How long does a bulk coffee travel mug order take from China?
Plan 7-12 days for logo sample production and 35-50 days for mass production after deposit and sample approval. Add inspection and export booking time, usually 3-5 days. Ocean freight to North America or Europe may add 25-40 days depending on port and season. Air freight is faster, commonly 5-10 days after pickup, but the cost can be painful on stainless tumblers. If your event date is fixed, start at least 90 days ahead. Zhejiang factories can move quickly, but approval delays still consume the calendar.
What certifications should I ask a coffee mug manufacturer for?
For EU sales, ask for food-contact documentation such as LFGB test reports where applicable, plus REACH-related material declarations for coatings and components. For the US, ask for FDA food-contact material support and relevant safety documentation for plastic lid parts and silicone gaskets. Factory audits such as BSCI can matter for corporate buyers, especially in Europe. Also ask whether the supplier works under ISO-style quality procedures, even if not formally certified. Match testing to your exact model and material; an old report for a different lid is not enough.
Can I order coffee mug private label packaging for retail?
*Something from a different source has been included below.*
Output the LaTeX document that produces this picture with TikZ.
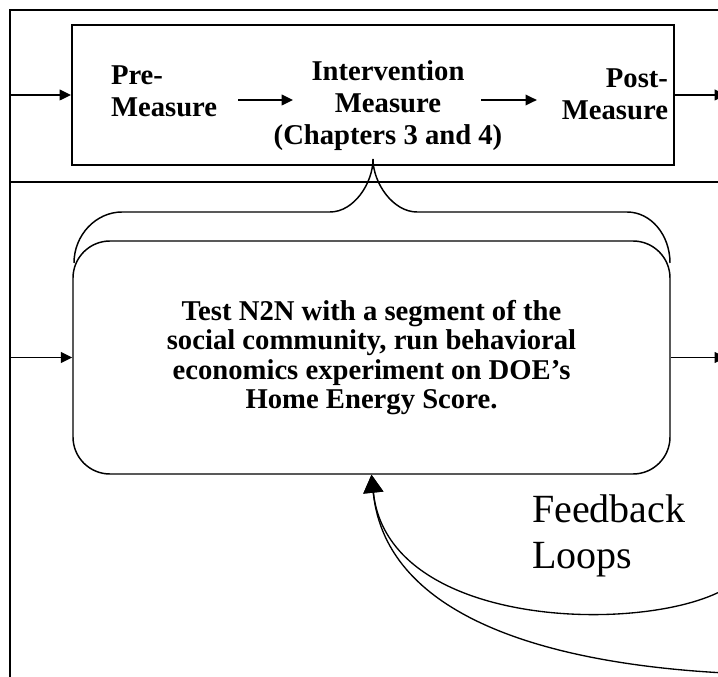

Yes, but define the packaging early. A private label order may include a bottom logo, branded care card, color gift box, barcode, carton marks, and country-of-origin label. For retail, provide dielines, Pantone colors, barcode files, and any retailer packaging rules before sample approval. A simple white box may add only a small cost, while a printed color box can add USD 0.20-0.60 per unit depending on board quality and quantity. For Amazon-style programs, confirm FNSKU labels, polybag warnings if used, and carton weight limits before packing starts.